In re Ehmann (Bankr.)
The bankruptcy court’s decision in In re Ehmann addressed a different vulnerability: the operating agreement itself. The court held that if an LLC’s operating agreement does not impose affirmative obligations on the members, a bankruptcy trustee can abandon it as a non-executory contract.
An executory contract is one where both sides still have material obligations to perform. If the operating agreement requires members to make capital contributions, participate in management, fulfill fiduciary duties, or respond to capital calls, it is executory and the trustee must either assume or reject it. If the agreement merely allocates profits and losses without imposing affirmative duties, the trustee can discard it and reach the LLC assets directly.
The practical lesson is that an operating agreement designed for asset protection must include genuine, ongoing obligations for each member. A bare-bones agreement that exists only to document ownership percentages provides weaker protection than an agreement that requires active participation. Manager-managed LLCs where member approval by supermajority is required for major decisions present stronger executory arguments than member-managed LLCs with passive members.
Regions Bank v. MDG Lake Trafford (Fla. DCA 2023)
The 2023 appellate decision in Regions Bank v. MDG Lake Trafford clarified that the charging order is not the exclusive remedy in every situation involving a multi-member LLC. The court held that when fraudulent transfers are alleged within the LLC itself, the creditor can pursue FUFTA remedies that go beyond the charging order.
Section 605.0503(3) makes the charging order the exclusive remedy for collecting on personal debts owed by an LLC member. But when a creditor alleges the debtor used the LLC to effect a fraudulent transfer, the creditor can seek to set aside the transfer under Florida’s FUVTA, which may allow the creditor to reach assets inside the LLC directly.
The case reinforces a principle that runs throughout Florida LLC law: charging order protection works against creditors pursuing personal debts, not against creditors challenging the legitimacy of the LLC structure itself. An LLC that was used to hide assets from an existing creditor may lose its charging order protection entirely.
Choice of Law: Why Foreign LLCs Do Not Protect Florida Residents
The Barber decision established the principle, but the implications are worth stating directly. A Florida resident who forms a single-member LLC in Wyoming, Nevada, Delaware, or any other state does not receive that state’s charging order protections in Florida litigation.
Wyoming’s LLC statute makes the charging order the exclusive remedy for all LLCs, including single-member LLCs. Nevada’s statute is similar. But when a Florida creditor sues a Florida resident and seeks to reach the debtor’s LLC interest, the court applies Florida law because the membership interest, as intangible personal property, is located with the Florida-resident owner. The foreign state’s charging order statute never enters the analysis.

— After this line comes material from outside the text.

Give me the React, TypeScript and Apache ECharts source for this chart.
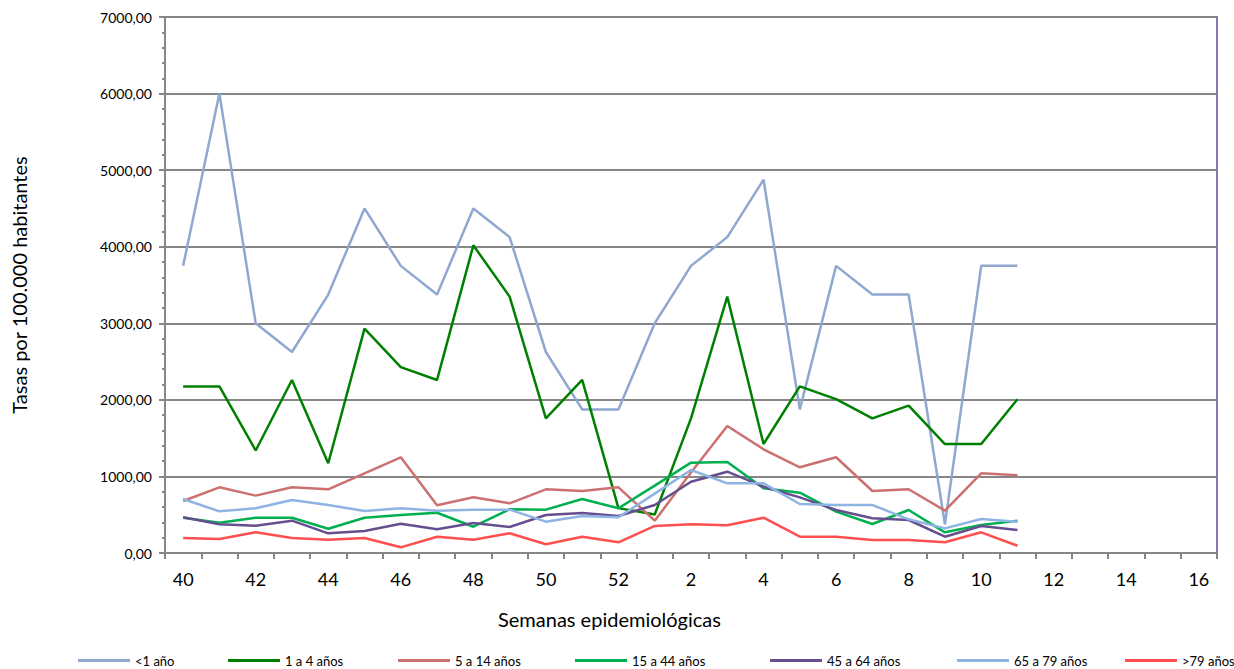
import React, { useEffect, useRef } from "react";
import * as echarts from "echarts";

const weeks: string[] = [
  "40", "41", "42", "43", "44", "45", "46", "47", "48", "49", "50", "51", "52",
  "1", "2", "3", "4", "5", "6", "7", "8", "9", "10", "11", "12", "13", "14", "15", "16",
];

const seriesNames: string[] = [
  "<1 año", "1 a 4 años", "5 a 14 años", "15 a 44 años", "45 a 64 años", "65 a 79 años", ">79 años",
];

const menos1: number[] = [3750, 6000, 3000, 2625, 3375, 4500, 3750, 3375, 4500, 4125, 2625, 1875, 1875, 3000, 3750, 4125, 4875, 1875, 3750, 3375, 3375, 375, 3750, 3750];
const de1a4: number[] = [2176, 2176, 1339, 2260, 1172, 2930, 2427, 2260, 4018, 3348, 1758, 2260, 586, 502, 1758, 3348, 1423, 2176, 2009, 1758, 1925, 1423, 1423, 2009];
const de5a14: number[] = [679, 858, 749, 858, 832, 1041, 1250, 623, 727, 649, 832, 810, 858, 422, 1050, 1658, 1354, 1119, 1250, 810, 832, 553, 1041, 1015];
const de15a44: number[] = [461, 396, 461, 461, 317, 461, 496, 526, 343, 571, 566, 705, 584, 880, 1180, 1188, 845, 788, 540, 379, 562, 270, 366, 422];
const de45a64: number[] = [466, 375, 357, 422, 257, 287, 383, 310, 392, 340, 496, 522, 483, 627, 931, 1062, 866, 727, 562, 453, 431, 213, 353, 300];
const de65a79: number[] = [705, 544, 584, 692, 627, 548, 584, 553, 566, 566, 409, 483, 466, 775, 1084, 910, 910, 640, 627, 627, 440, 322, 444, 409];
const mas79: number[] = [196, 183, 270, 196, 174, 196, 74, 213, 174, 257, 114, 213, 140, 353, 375, 362, 461, 213, 213, 170, 170, 140, 270, 95];

const seriesData: number[][] = [menos1, de1a4, de5a14, de15a44, de45a64, de65a79, mas79];
const colors: string[] = ["#8EA8D0", "#008000", "#CC7070", "#00B050", "#654F8F", "#8DB4E2", "#FF4F4F"];
const legendLeft: number[] = [78, 228, 398, 575, 770, 957, 1125];

const FONT = "Lato, 'Open Sans', sans-serif";

export default function App() {
  const ref = useRef<HTMLDivElement>(null);
  useEffect(() => {
    if (!ref.current) return;
    const chart = echarts.init(ref.current, null, { renderer: "svg" });
    chart.setOption({
      animation: false,
      backgroundColor: "#ffffff",
      grid: {
        left: 165,
        right: 17,
        top: 17,
        bottom: 116,
        containLabel: false,
        outerBoundsMode: "none",
        show: true,
        borderColor: "#8A73B0",
        borderWidth: 2,
      },
      legend: seriesNames.map((n, i) => ({
        data: [n],
        left: legendLeft[i],
        top: 654,
        icon: "rect",
        itemWidth: 52,
        itemHeight: 3,
        itemGap: 4,
        padding: 0,
        selectedMode: false,
        textStyle: { fontFamily: FONT, fontSize: 13, color: "#000" },
      })),
      xAxis: {
        type: "category",
        data: weeks,
        boundaryGap: true,
        axisLine: { lineStyle: { color: "#868686", width: 2 } },
        axisTick: { show: true, interval: 0, length: 6, lineStyle: { color: "#868686", width: 2 } },
        axisLabel: { interval: 1, fontFamily: FONT, fontSize: 18, color: "#000", margin: 17 },
        splitLine: { show: false },
      },
      yAxis: {
        type: "value",
        min: 0,
        max: 7000,
        interval: 1000,
        axisLine: { show: true, lineStyle: { color: "#868686", width: 2 } },
        axisTick: { show: true, length: 6, lineStyle: { color: "#868686", width: 2 } },
        minorTick: { show: true, splitNumber: 5, length: 3, lineStyle: { color: "#868686", width: 2 } },
        axisLabel: {
          fontFamily: FONT,
          fontSize: 14,
          color: "#000",
          margin: 13,
          formatter: (v: number) => v.toFixed(2).replace(".", ","),
        },
        splitLine: { show: true, lineStyle: { color: "#868686", width: 2 } },
        name: "Tasas por 100.000 habitantes",
        nameLocation: "middle",
        nameGap: 136,
        nameTextStyle: { fontFamily: FONT, fontSize: 20, color: "#000" },
      },
      graphic: [
        {
          type: "text",
          left: 498,
          top: 609,
          style: { text: "Semanas epidemiológicas", fontFamily: FONT, fontSize: 20, fill: "#000" },
        },
      ],
      series: seriesNames.map((n, i) => ({
        name: n,
        type: "line",
        data: seriesData[i],
        symbol: "none",
        color: colors[i],
        lineStyle: { width: 2.5, color: colors[i] },
      })),
    });
    return () => chart.dispose();
  }, []);
  return <div ref={ref} style={{ width: 1234, height: 669, position: "absolute", left: 0, top: 0 }} />;
}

The same principle applies to offshore LLCs. A Nevis LLC’s statute limits creditors to a charging order and imposes a three-year time limit, a bond requirement, and a beyond-reasonable-doubt burden of proof. None of these protections apply in a Florida courtroom against a Florida resident. The Nevis statute protects the LLC’s assets within Nevis, but it does not prevent a Florida court from ordering the Florida resident to surrender the membership interest.
The only structure that places assets beyond a Florida court’s effective enforcement power is an offshore trust with an independent foreign trustee. The trustee is not subject to Florida jurisdiction and cannot be compelled to comply with a Florida court order. The trust, not the debtor, holds legal title to the assets. This is the structural answer to the problem that Barber, Schanck v. Gayhart, and Shim v. Buechel collectively define.